Semantics assign meaning to primitives. They are split into two domains: colors and typography.

Semantic colors

8 semantic groups, each with a 7 step intensity scale: strongest, stronger, strong, middle, light, lighter, lightest.

Layer 3: Tokens

Global tokens combine semantic references with layout context. They are the tokens consumed by components for spacing, sizing, radius, borders, shadows, opacity, and typography.


Color tokens combine a semantic color with a UI context and an interaction state. They are the only color tokens components should reference.

Naming pattern

broz-{context}/{semantic-group}/{intensity}/{state}

Rules

Components reference only the final layer. Layout values come from responsive/layout/* and font/* tokens. Colors come from broz-bg/*, broz-borders/*, broz-content/*, and broz-icons/* tokens. Never reference primitives or semantics directly.

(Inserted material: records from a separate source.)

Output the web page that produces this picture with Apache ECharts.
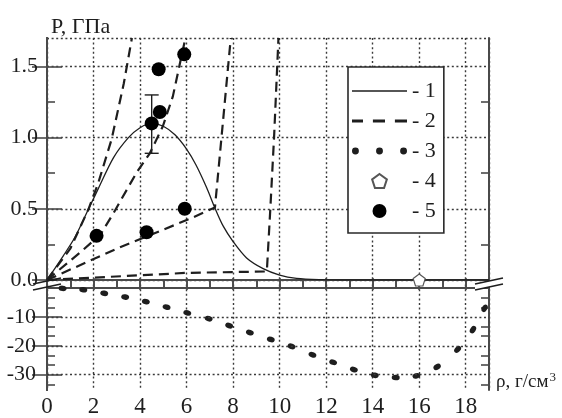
<!DOCTYPE html>
<html>
<head>
<meta charset="utf-8">
<script src="https://cdn.jsdelivr.net/npm/echarts@6/dist/echarts.min.js"></script>
<style>html,body{margin:0;padding:0;background:#fff}#c{width:562px;height:418px}</style>
</head>
<body>
<div id="c"></div>
<script>
// ---- data ----
const xLabels = [0, 2, 4, 6, 8, 10, 12, 14, 16, 18];
const xMajorTicks = [2, 4, 6, 8, 10, 12, 14, 16, 18];
const xMinorTicks = [1, 3, 5, 7, 9, 11, 13, 15, 17];
const yUpLabels = [0, 0.5, 1.0, 1.5];
const yUpMinor = [0.25, 0.75, 1.25];
const yLowLabels = [-30, -20, -10];
const yLowMinor = [-33.33, -26.67, -23.33, -16.67, -13.33, -6.67, -3.33];

const curve1 = [[0,0],[0.7,0.17],[1.2,0.3],[1.79,0.5],[2.2,0.64],[2.86,0.86],[3.5,1.0],[4.0,1.07],[4.5,1.1],[5.0,1.08],[5.5,1.02],[6.0,0.92],[6.4,0.81],[6.86,0.65],[7.22,0.505],[7.57,0.38],[8.0,0.27],[8.58,0.155],[9.29,0.08],[10,0.035],[10.73,0.012],[11.7,0.003],[13,0],[19,0]];
const dashA = [[0,0],[6,0.05],[9.45,0.06],[9.6,0.5],[9.76,1.0],[9.95,1.7]];
const dashB = [[0,0],[3.14,0.23],[6.14,0.43],[7.22,0.51],[7.5,1.0],[7.9,1.7]];
const dashC = [[0,0],[1.4,0.19],[2.3,0.32],[2.86,0.47],[3.87,0.76],[4.42,0.89],[4.98,1.08],[5.41,1.29],[5.95,1.7]];
const dashD = [[0,0],[1.0,0.22],[1.79,0.5],[2.2,0.68],[2.78,0.99],[3.3,1.38],[3.65,1.7]];
const series3 = [[0.67,-0.1],[1.56,-0.6],[2.46,-1.8],[3.36,-3.1],[4.25,-4.7],[5.14,-6.6],[6.03,-8.6],[6.95,-10.6],[7.83,-13.0],[8.72,-15.4],[9.62,-17.8],[10.51,-20.2],[11.41,-23.1],[12.30,-25.7],[13.19,-28.2],[14.09,-30.2],[14.99,-31.0],[15.88,-30.4],[16.77,-27.3],[17.65,-21.2],[18.31,-14.4],[18.81,-7.0]];
const series4 = [[16, 0]];
const series5 = [[2.13,0.31],[4.28,0.335],[5.92,0.5],[4.5,1.1],[4.85,1.18],[4.8,1.48],[5.9,1.585]];
const errBars = [[4.5, 0.89, 1.30]];

// ---- style ----
const FONT = 'Liberation Serif';
const INK = '#1e1e1e';
const FRAME = '#4a4a4a';
const GRIDC = '#3a3a3a';
const UP_MAX = 1.7, LOW_MIN = -35.3, LOW_MAX = 2.8, X_MAX = 19;

const chart = echarts.init(document.getElementById('c'), null, {renderer: 'canvas'});

const gridLineStyle = {color: GRIDC, width: 1.4, type: [2, 2.6]};
const gridLine = {show: true, lineStyle: gridLineStyle};
const frameLine = {show: true, lineStyle: {color: FRAME, width: 2}};

function xAx(grid, pos, ticks, len, opts) {
  return Object.assign({
    type: 'value', gridIndex: grid, position: pos, min: 0, max: X_MAX,
    axisLine: {show: false}, splitLine: {show: false},
    axisTick: {show: true, inside: true, length: len, customValues: ticks, lineStyle: {color: FRAME, width: 1.6}},
    axisLabel: {show: false}
  }, opts || {});
}
function yAx(grid, pos, mn, mx, ticks, len, opts) {
  return Object.assign({
    type: 'value', gridIndex: grid, position: pos, min: mn, max: mx,
    axisLine: frameLine, splitLine: {show: false},
    axisTick: {show: true, inside: true, length: len, customValues: ticks, lineStyle: {color: FRAME, width: 1.6}},
    axisLabel: {show: false}
  }, opts || {});
}
function gridAx(grid, pos, mn, mx, step) {
  return {type: 'value', gridIndex: grid, position: pos, min: mn, max: mx, interval: step,
    axisLine: {show: false}, axisTick: {show: false}, axisLabel: {show: false}, splitLine: gridLine};
}

const pentagon = 'path://M50,0L97.6,34.5L79.4,90.5L20.6,90.5L2.4,34.5Z';
const threeDots = 'path://M0,3a3,3 0 1,0 6,0a3,3 0 1,0 -6,0ZM21,3a3,3 0 1,0 6,0a3,3 0 1,0 -6,0ZM42,3a3,3 0 1,0 6,0a3,3 0 1,0 -6,0Z';
const solidIcon = 'path://M0,0H55V1.4H0Z';
const dashIcon = 'path://M0,0H10V2.6H0ZM19,0H30V2.6H19ZM39,0H50V2.6H39Z';

const dashStyle = {color: INK, width: 2.2, type: [10, 6]};
function dashSeries(data) {
  return {name: '2', type: 'line', xAxisIndex: 0, yAxisIndex: 0, data: data, symbol: 'none',
    lineStyle: dashStyle, itemStyle: {color: INK}, z: 3, silent: true};
}

const option = {
  animation: false,
  backgroundColor: '#fff',
  textStyle: {fontFamily: FONT},
  title: [
    {text: 'P, ГПа', left: 46, top: 11, textStyle: {fontFamily: FONT, fontSize: 22, fontWeight: 'normal', color: INK}},
    {text: '{a|ρ, г/см}{b|3}', left: 491, top: 366,
      textStyle: {fontWeight: 'normal', rich: {
        a: {fontFamily: FONT, fontSize: 19, fontWeight: 'normal', color: INK, lineHeight: 22},
        b: {fontFamily: FONT, fontSize: 13, fontWeight: 'normal', color: INK, verticalAlign: 'top', lineHeight: 22, padding: [0,0,8,1]}
      }}}
  ],
  grid: [
    {left: 47, right: 73, top: 38, height: 242},
    {left: 47, right: 73, top: 280, height: 111}
  ],
  xAxis: [
    xAx(0, 'top', xMinorTicks, 7, {axisLine: frameLine}),
    xAx(0, 'top', xMajorTicks, 10),
    xAx(1, 'bottom', xMinorTicks, 7, {axisLine: frameLine,
      axisLabel: {show: true, customValues: xLabels, fontFamily: FONT, fontSize: 23, color: INK, margin: 5}}),
    xAx(1, 'bottom', xMajorTicks, 10),
    gridAx(0, 'top', 0, X_MAX, 2),
    gridAx(1, 'bottom', 0, X_MAX, 2)
  ],
  yAxis: [
    yAx(0, 'left', 0, UP_MAX, yUpLabels, 15, {
      axisLabel: {show: true, customValues: yUpLabels, fontFamily: FONT, fontSize: 22, color: INK, margin: 9,
        formatter: v => v.toFixed(1)}}),
    yAx(0, 'left', 0, UP_MAX, yUpMinor, 8),
    yAx(0, 'right', 0, UP_MAX, yUpLabels, 15),
    yAx(0, 'right', 0, UP_MAX, yUpMinor, 8),
    yAx(1, 'left', LOW_MIN, LOW_MAX, yLowLabels, 15, {
      axisLabel: {show: true, customValues: yLowLabels, fontFamily: FONT, fontSize: 22, color: INK, margin: 11}}),
    yAx(1, 'left', LOW_MIN, LOW_MAX, yLowMinor, 8),
    yAx(1, 'right', LOW_MIN, LOW_MAX, yLowLabels, 15),
    yAx(1, 'right', LOW_MIN, LOW_MAX, yLowMinor, 8),
    gridAx(0, 'left', 0, UP_MAX, 0.5)
  ],
  legend: {
    orient: 'vertical', left: 348, top: 67,
    data: [
      {name: '1', icon: solidIcon}, {name: '2', icon: dashIcon}, {name: '3', icon: threeDots},
      {name: '4', icon: pentagon}, {name: '5', icon: 'circle'}
    ],
    formatter: '- {name}',
    itemWidth: 55, itemHeight: 14, itemGap: 8, itemTextGap: 6,
    padding: [13, 8, 11, 4],
    backgroundColor: '#fff', borderColor: '#2a2a2a', borderWidth: 1.6, borderRadius: 0,
    textStyle: {fontFamily: FONT, fontSize: 22, color: INK, lineHeight: 22},
    selectedMode: false
  },
  series: [
    {name: '1', type: 'line', xAxisIndex: 0, yAxisIndex: 0, data: curve1, symbol: 'none',
      smooth: 0.3, lineStyle: {color: INK, width: 1.3}, itemStyle: {color: INK}, z: 3},
    dashSeries(dashA), dashSeries(dashB), dashSeries(dashC), dashSeries(dashD),
    {name: '3', type: 'scatter', xAxisIndex: 2, yAxisIndex: 4, data: series3,
      symbol: 'circle', symbolSize: [8, 5.5],
      symbolRotate: function (val, params) {
        const i = params.dataIndex;
        const a = series3[Math.max(0, i - 1)], b = series3[Math.min(series3.length - 1, i + 1)];
        const pa = chart.convertToPixel({gridIndex: 1}, a), pb = chart.convertToPixel({gridIndex: 1}, b);
        if (!pa || !pb) return 0;
        return -Math.atan2(pb[1] - pa[1], pb[0] - pa[0]) * 180 / Math.PI;
      },
      itemStyle: {color: INK, opacity: 1}, z: 3,
      markLine: {silent: true, symbol: 'none', label: {show: false}, lineStyle: gridLineStyle,
        emphasis: {disabled: true}, data: yLowLabels.map(v => ({yAxis: v}))}},
    {name: '4', type: 'scatter', xAxisIndex: 0, yAxisIndex: 0, data: series4, symbol: pentagon, symbolSize: 12,
      itemStyle: {color: '#fff', borderColor: '#555', borderWidth: 1.2, opacity: 1}, z: 6},
    {name: '5', type: 'scatter', xAxisIndex: 0, yAxisIndex: 0, data: series5, symbol: 'circle', symbolSize: 14,
      itemStyle: {color: '#000', opacity: 1}, z: 5},
    {name: 'err', type: 'custom', xAxisIndex: 0, yAxisIndex: 0, data: errBars, encode: {x: 0, y: [1, 2]}, z: 4,
      renderItem: function (params, api) {
        const x = api.value(0), lo = api.coord([x, api.value(1)]), hi = api.coord([x, api.value(2)]);
        const w = 7, st = {stroke: INK, lineWidth: 1.4};
        return {type: 'group', children: [
          {type: 'line', shape: {x1: lo[0], y1: lo[1], x2: hi[0], y2: hi[1]}, style: st},
          {type: 'line', shape: {x1: lo[0] - w, y1: lo[1], x2: lo[0] + w, y2: lo[1]}, style: st},
          {type: 'line', shape: {x1: hi[0] - w, y1: hi[1], x2: hi[0] + w, y2: hi[1]}, style: st}
        ]};
      }}
  ]
};
chart.setOption(option);

// re-apply so symbolRotate can use the laid-out coordinate system
chart.setOption({series: option.series});

// axis break marks
const o = chart.convertToPixel({gridIndex: 0}, [0, 0]);
const e = chart.convertToPixel({gridIndex: 0}, [X_MAX, 0]);
function breakMark(cx, cy, white) {
  const els = [];
  if (white) {
    els.push({type: 'polygon', shape: {points: [[cx - 14, cy + 4], [cx + 14, cy - 2], [cx + 14, cy + 4], [cx - 14, cy + 10]]},
      style: {fill: '#fff'}, z: 100});
  }
  els.push({type: 'line', shape: {x1: cx - 14, y1: cy + 4, x2: cx + 14, y2: cy - 2}, style: {stroke: INK, lineWidth: 1.5}, z: 101});
  els.push({type: 'line', shape: {x1: cx - 14, y1: cy + 10, x2: cx + 14, y2: cy + 4}, style: {stroke: INK, lineWidth: 1.5}, z: 101});
  return els;
}
chart.setOption({graphic: breakMark(o[0], o[1], false).concat(breakMark(e[0], e[1], true))});
</script>
</body>
</html>
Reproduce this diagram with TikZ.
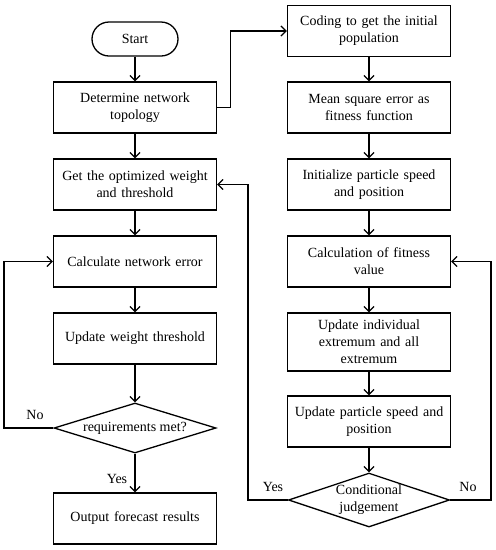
\documentclass[tikz,border=0pt]{standalone}
\usepackage{fontspec}
\setmainfont{Liberation Serif}
\usetikzlibrary{shapes.geometric,arrows.meta}

\begin{document}
\begin{tikzpicture}
        [
            x=1pt, y=-1pt,
            line width=1.3pt,
            every node/.style={font=\fontsize{14}{17}\selectfont},
            box/.style={draw, rectangle, minimum width=163pt, minimum height=51pt, text width=156pt, align=center, inner sep=0pt},
            bigbox/.style={box, minimum height=58pt},
            startnode/.style={draw, rounded corners=17pt, minimum width=86pt, minimum height=34pt},
            decision/.style={draw, diamond, aspect=3.24, minimum width=162pt, minimum height=50pt, inner sep=0pt, align=center},
            flow/.style={draw, -{Straight Barb[length=5pt,width=10pt]}},
            answer/.style={inner sep=0pt}
        ]

        \useasboundingbox (0,0) rectangle (496,550);

        % left column
        \node[startnode] (start) at (135,39) {Start};
        \node[box] (topology) at (135,107.5) {Determine network\\topology};
        \node[box] (optimized) at (135,184.5) {Get the optimized weight\\and threshold};
        \node[box] (neterror) at (135,261.5) {Calculate network error};
        \node[box] (weight) at (135,338.5) {Update weight threshold};
        \node[decision] (reqmet) at (135,428) {requirements met?};
        \node[box] (output) at (135,518.5) {Output forecast results};

        % right column
        \node[box] (coding) at (369,31) {Coding to get the initial\\population};
        \node[box] (mse) at (369,107.5) {Mean square error as\\fitness function};
        \node[box] (init) at (369,184.5) {Initialize particle speed\\and position};
        \node[box] (fitness) at (369,261.5) {Calculation of fitness\\value};
        \node[bigbox] (extremum) at (369,342) {Update individual\\extremum and all\\extremum};
        \node[box] (particle) at (369,421.5) {Update particle speed and\\position};
        \node[decision, aspect=2.98, minimum width=161pt, minimum height=54pt] (judge) at (369,500) {Conditional\\judgement};

        % rails for the loops
        \coordinate (leftrail) at (4,0);
        \coordinate (midrail) at (248,0);
        \coordinate (rightrail) at (491,0);

        \draw[flow] (start) -- (topology);
        \draw[flow] (topology) -- (optimized);
        \draw[flow] (optimized) -- (neterror);
        \draw[flow] (neterror) -- (weight);
        \draw[flow] (weight) -- (reqmet);
        \draw[flow] (reqmet) -- (output);
        \draw[flow] (topology.east) -- ++(13,0) |- (coding.west);
        \draw[flow] (coding) -- (mse);
        \draw[flow] (mse) -- (init);
        \draw[flow] (init) -- (fitness);
        \draw[flow] (fitness) -- (extremum);
        \draw[flow] (extremum) -- (particle);
        \draw[flow] (particle) -- (judge);
        \draw[flow] (reqmet.west) -- (reqmet.west -| leftrail) |- (neterror.west);
        \draw[flow] (judge.west) -- (judge.west -| midrail) |- (optimized.east);
        \draw[flow] (judge.east) -- (judge.east -| rightrail) |- (fitness.east);

        % answers
        \node[answer] (noleft) at (35,415) {No};
        \node[answer] (yesleft) at (117,479) {Yes};
        \node[answer] (yesright) at (273,487) {Yes};
        \node[answer] (noright) at (468,487) {No};
\end{tikzpicture}
\end{document}
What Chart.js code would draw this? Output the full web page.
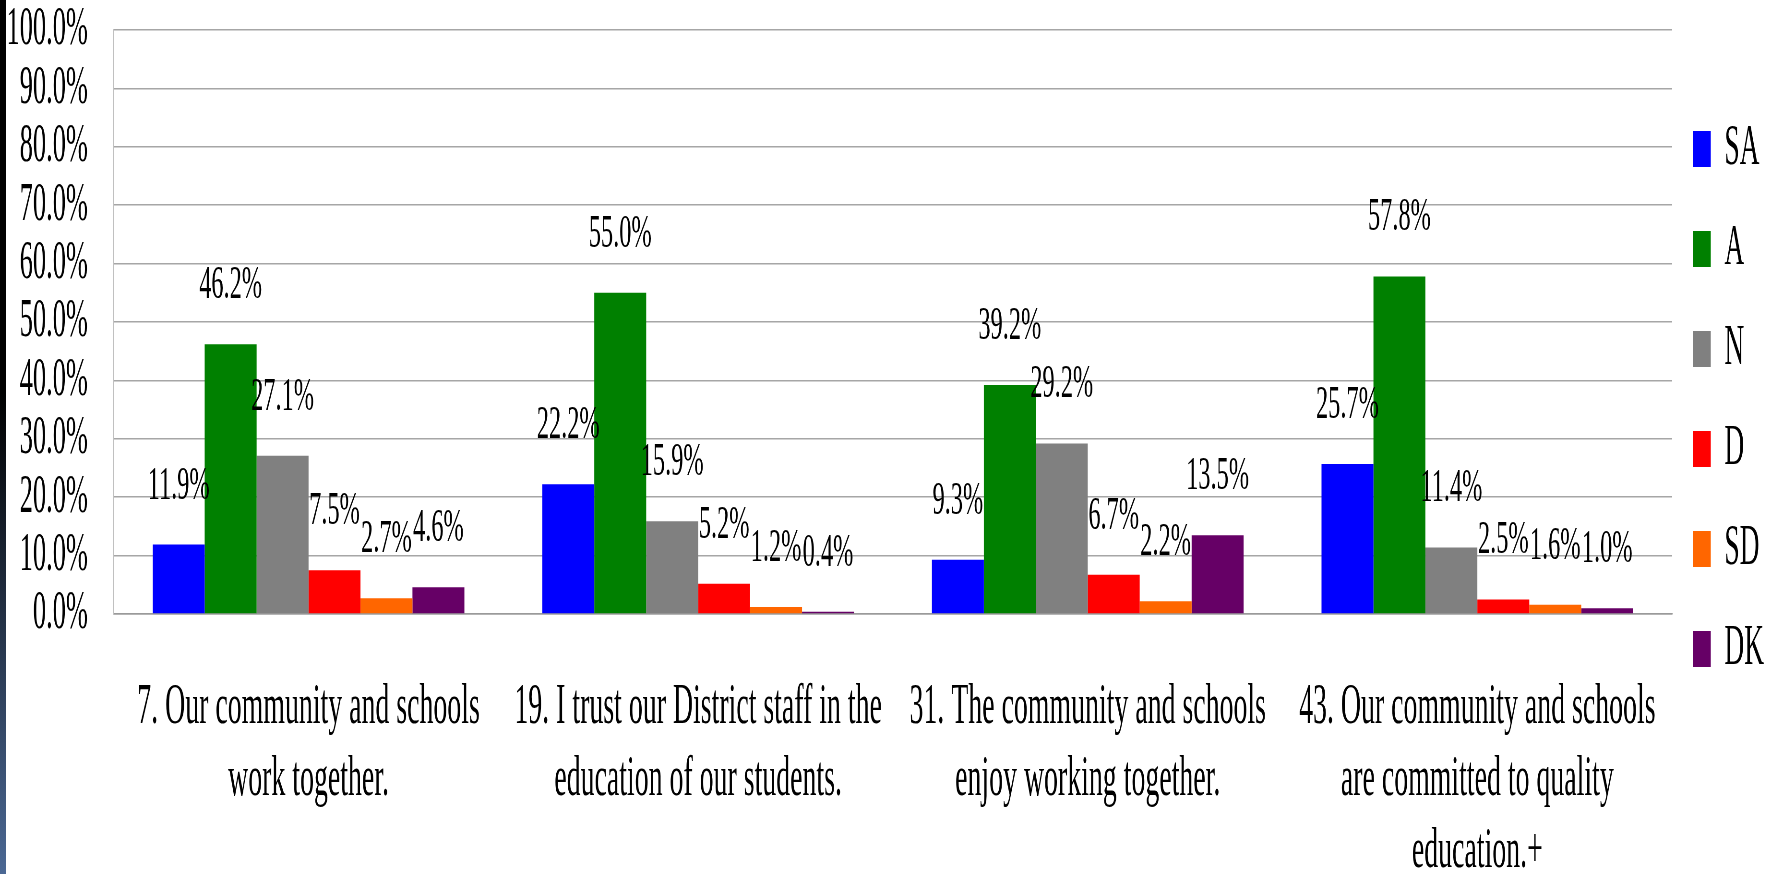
<!DOCTYPE html>
<html>
<head>
<meta charset="utf-8">
<title>Community and schools</title>
<script src="https://cdn.jsdelivr.net/npm/chart.js@4.4.1/dist/chart.umd.min.js"></script>
<style>
  html, body { margin: 0; padding: 0; background: #fff; overflow: hidden; }
  #wrap { position: relative; width: 1771px; height: 874px; }
  #faixa {
    position: absolute; left: 0; top: 0; width: 6px; height: 874px; z-index: 2;
    background: linear-gradient(#000 0%, #000 45%, #4b6894 100%);
  }
  /* canvas drawn wide and squeezed to get the condensed serif look */
  #grafico { position: absolute; left: 0; top: 0; width: 1771px; height: 874px; }
</style>
</head>
<body>
<div id="wrap">
  <div id="faixa"></div>
  <canvas id="grafico" width="3690" height="874" style="width:1771px;height:874px"></canvas>
</div>
<script>
const categorias = [
  ['7. Our community and schools', 'work together.'],
  ['19. I trust our District staff in the', 'education of our students.'],
  ['31. The community and schools', 'enjoy working together.'],
  ['43. Our community and schools', 'are committed to quality', 'education.+']
];

const valoresSA = [11.9, 22.2, 9.3, 25.7];
const valoresA  = [46.2, 55.0, 39.2, 57.8];
const valoresN  = [27.1, 15.9, 29.2, 11.4];
const valoresD  = [7.5, 5.2, 6.7, 2.5];
const valoresSD = [2.7, 1.2, 2.2, 1.6];
const valoresDK = [4.6, 0.4, 13.5, 1.0];

const series = ['SA', 'A', 'N', 'D', 'SD', 'DK'];
const cores = ['#0000FF', '#008000', '#808080', '#FF0000', '#FF6600', '#660066'];
const valores = [valoresSA, valoresA, valoresN, valoresD, valoresSD, valoresDK];

const fonte = '"Liberation Serif", "Times New Roman", serif';

// rótulos de valor acima das barras
const rotulosValor = {
  id: 'rotulosValor',
  afterDatasetsDraw(chart) {
    const ctx = chart.ctx;
    chart.data.datasets.forEach((ds, i) => {
      chart.getDatasetMeta(i).data.forEach((barra, j) => {
        ctx.save();
        ctx.font = `47px ${fonte}`;
        ctx.fillStyle = '#000';
        ctx.textAlign = 'center';
        ctx.textBaseline = 'alphabetic';
        ctx.translate(barra.x, barra.y - 46);
        ctx.scale(1.08, 1); // um pouco menos condensado que o resto
        ctx.fillText(ds.data[j].toFixed(1) + '%', 0, 0);
        ctx.restore();
      });
    });
  }
};

// largura fixa da legenda para o gráfico terminar no mesmo ponto
const larguraLegenda = {
  id: 'larguraLegenda',
  beforeInit(chart) {
    const fitOriginal = chart.legend.fit;
    chart.legend.fit = function () {
      fitOriginal.bind(chart.legend)();
      this.width = 206;
    };
  }
};

const ctx = document.getElementById('grafico').getContext('2d');

new Chart(ctx, {
  type: 'bar',
  data: {
    labels: categorias,
    datasets: series.map((nome, i) => ({
      label: nome,
      data: valores[i],
      backgroundColor: cores[i],
      borderWidth: 0,
      categoryPercentage: 0.8,
      barPercentage: 1.0
    }))
  },
  options: {
    responsive: false,
    animation: false,
    devicePixelRatio: 1,
    layout: { padding: { top: 30, bottom: 0, left: 0, right: 0 } },
    plugins: {
      legend: {
        position: 'right',
        align: 'start',
        // título vazio só para empurrar a legenda para baixo
        title: { display: true, text: ' ', font: { size: 10, lineHeight: 1 }, padding: { top: 37.5, bottom: 0 } },
        labels: {
          boxWidth: 37.5,
          boxHeight: 36,
          padding: 43,
          color: '#000',
          font: { family: fonte, size: 57 }
        }
      },
      tooltip: { enabled: false }
    },
    scales: {
      x: {
        grid: { display: false },
        border: { display: true, color: '#9a9a9a', width: 1.5 },
        ticks: {
          color: '#000',
          padding: 50,
          autoSkip: false,
          maxRotation: 0,
          minRotation: 0,
          font: { family: fonte, size: 58, lineHeight: 1.24 }
        },
        afterFit(escala) { escala.height = 260; }
      },
      y: {
        min: 0,
        max: 100,
        grid: { color: '#a6a6a6', lineWidth: 1.5, drawTicks: false },
        border: { display: true, color: '#bcbcbc', width: 2 },
        ticks: {
          stepSize: 10,
          autoSkip: false,
          color: '#000',
          padding: 54,
          font: { family: fonte, size: 55, lineHeight: 1 },
          callback: v => v.toFixed(1) + '%'
        },
        afterFit(escala) {
          escala.width = 237;
          escala.paddingTop = 28;
          escala.paddingBottom = 28;
        }
      }
    }
  },
  plugins: [rotulosValor, larguraLegenda]
});
</script>
</body>
</html>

Primitives are raw materials. They exist to feed the semantic layer. If you need a new color, add a primitive step, then create a semantic mapping, then create a component token.

Semantics carry meaning. Swapping which primitives a semantic group references is how theming (and future dark mode) works. The entire component layer stays untouched.

The token naming is the API. Developers use the token names as CSS custom properties or design token variables. Changing a token name is a breaking change. Changing a token value is not.